Осенью родился Гулин ребенок, на удивление легко – Михаил первым делом осмотрел его. На вид это был нормальный младенец, хвостика у него не наблюдалось, но что-то с ним было сильно не так. Гарик был страшно горд и назвал сына Иваном. В честь такого события даже распили бутылку вина из тех, что принес сверху Михаил. Мальчик пошел в Гулю – у него были темные волосы и раскосые глаза. Но Гарик уверял, что нос и подбородок у сына – его. Врач не разделял его оптимизм и все присматривался к ребенку, которого баюкала на руках Гуля. Той передалась его тревога, и она тоже вглядывалась в ребенка. Вдруг тихая обычно азиатка истошно закричала. Михаил кинулся к ней. Малыш не дышал. Врач тряс его, шлепал, пытался вдохнуть воздух в крошечный рот, но все было напрасно.
Михаил вколол Гуле успокоительное, и она понемногу затихла, тупо глядя перед собой. Даже Тина, обычно не подходившая к ней, робко приблизилась и погладила ее по плечу. Гарик тоже был убит, но пытался утешать Гулю:
– Не плачь ты, у нас еще дети будут.
Михаил увидел, как Федор при этих словах кинул на него взгляд исподлобья. У лекаря словно все чувства обострились – он уловил и то, как внезапно уставилась на Федора Гуля. Тот поспешно отвел глаза.
Маленькое тельце Михаил отнес на поверхность и закопал в холодной земле, стараясь не думать о том, через сколько времени до него доберутся собаки. Может, так и лучше, если даже могилы не останется.

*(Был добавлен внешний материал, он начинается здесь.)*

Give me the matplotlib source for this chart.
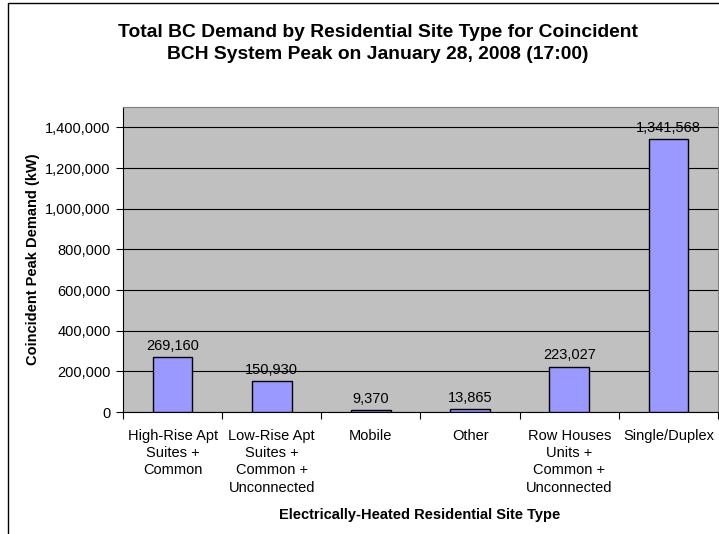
import matplotlib
matplotlib.use("Agg")
import matplotlib.pyplot as plt
from matplotlib.lines import Line2D
import numpy as np

plt.rcParams['font.family'] = ['Liberation Sans', 'DejaVu Sans']

# data
categories = ['High-Rise Apt\nSuites +\nCommon',
              'Low-Rise Apt\nSuites +\nCommon +\nUnconnected',
              'Mobile',
              'Other',
              'Row Houses\nUnits +\nCommon +\nUnconnected',
              'Single/Duplex']
demand_kw = [269160, 150930, 9370, 13865, 223027, 1341568]
y_ticks = [0, 200000, 400000, 600000, 800000, 1000000, 1200000, 1400000]

W, H = 719, 534
fig = plt.figure(figsize=(W / 100, H / 100), dpi=100)
fig.patch.set_facecolor('white')

# plot area in pixels: left 123, right 718, top 107, bottom 412
ax = fig.add_axes([123 / W, 1 - 412 / H, (718 - 123) / W, (412 - 107) / H])
ax.set_facecolor('#C0C0C0')

fs = 10.5
x = np.arange(len(categories))
ax.bar(x, demand_kw, width=0.4, color='#9999FF', edgecolor='black', linewidth=1, zorder=3)

for xi, v in zip(x, demand_kw):
    ax.annotate(f'{v:,}', (xi, v), xytext=(0, 3), textcoords='offset points',
                ha='center', va='bottom', fontsize=fs, zorder=4)

ax.set_xlim(-0.5, len(categories) - 0.5)
ax.set_ylim(0, 1500000)
ax.set_yticks(y_ticks)
ax.set_yticklabels([f'{t:,}' for t in y_ticks], fontsize=fs)
ax.yaxis.grid(True, color='black', linewidth=0.8, zorder=1)
ax.set_axisbelow(True)

# category ticks at boundaries, labels at centers
ax.set_xticks(np.arange(len(categories) + 1) - 0.5)
ax.set_xticklabels([])
ax.set_xticks(x, minor=True)
ax.set_xticklabels(categories, minor=True, fontsize=fs, linespacing=1.3)
ax.tick_params(axis='x', which='minor', length=0, pad=12)
ax.tick_params(axis='x', which='major', length=5, direction='out')
ax.tick_params(axis='y', length=5, direction='out', pad=4)

for side in ['top', 'right']:
    ax.spines[side].set_color('#808080')
    ax.spines[side].set_linewidth(0.8)
for side in ['left', 'bottom']:
    ax.spines[side].set_color('black')
    ax.spines[side].set_linewidth(0.8)

ax.set_ylabel('Coincident Peak Demand (kW)', fontsize=fs, fontweight='bold')
ax.yaxis.set_label_coords((33 - 123) / 595, 0.5)
ax.yaxis.label.set_va('center')
ax.set_xlabel('Electrically-Heated Residential Site Type', fontsize=fs, fontweight='bold')
ax.xaxis.set_label_coords((420 - 123) / 595, (412 - 515) / 305)
ax.xaxis.label.set_va('center')

fig.text(378 / W, 1 - 43.5 / H,
         'Total BC Demand by Residential Site Type for Coincident\nBCH System Peak on January 28, 2008 (17:00)',
         ha='center', va='center', fontsize=13.9, fontweight='bold', linespacing=1.45)

# chart border (cropped on right and bottom)
fig.add_artist(Line2D([8 / W, 8 / W, 1.0], [0.0, 1 - 3 / H, 1 - 3 / H],
                      transform=fig.transFigure, color='black', linewidth=1))

fig.savefig('out.png', dpi=100)
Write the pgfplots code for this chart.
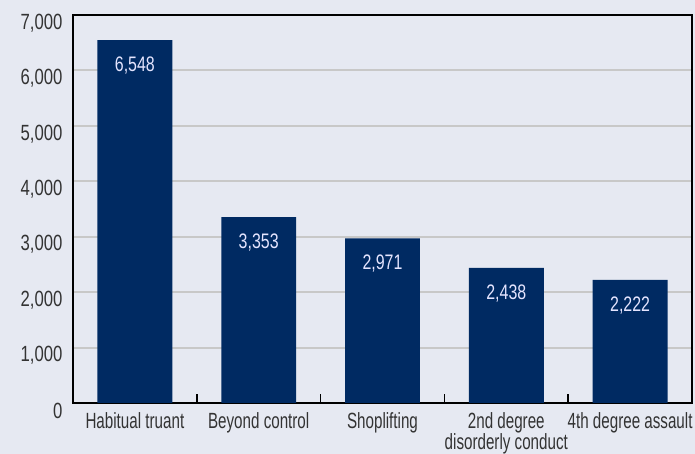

Он все думал, отчего умер ребенок, казавшийся вполне жизнеспособным, и не находил ответа. Конечно, в нынешних условиях невозможно было провести обследование, да Михаил и не решился бы вскрывать младенца, щадя чувства Гарика и Гули. Может быть, синдром детской смертности? Или у него не раскрылось легкое – врач слышал о таких случаях. В прежней жизни, в условиях роддома, будь под рукой аппарат для искусственной вентиляции легких, с проблемой справились бы легко. Но что толку было теперь гадать? И что мог сделать он, врач-недоучка, не имевший опыта выхаживания таких младенцев? В бункере воцарилась тягостная атмосфера, беспечный прежде Гарик ходил, как в воду опущенный, Гуля бродила, не поднимая глаз. Михаил уже почти равнодушно думал о том, что будет с Ланкиным ребенком. Может, здесь, в бункере, вообще неподходящие условия для младенцев. Но Ланка так измучила его своими капризами, что он мечтал об одном – скорей бы все кончилось, так или иначе. Хотя после смерти Гулиного малыша Ланка притихла, словно понимая, как бестактно было бы сейчас напоминать о своем положении.
Но постепенно, в новых заботах, горе не то чтобы забылось, но отодвинулось на второй план. И Михаил даже думал, что, может, в этом неласковом мире для младенца и лучше было умереть, едва появившись на свет. Но мыслями своими, конечно, ни с кем не делился. Гуля не то чтобы повеселела, но вроде успокоилась. Гарик ходил с загадочным видом, и Михаил подумал, что, возможно, они вновь ждут ребенка, хотя и молчат об этом.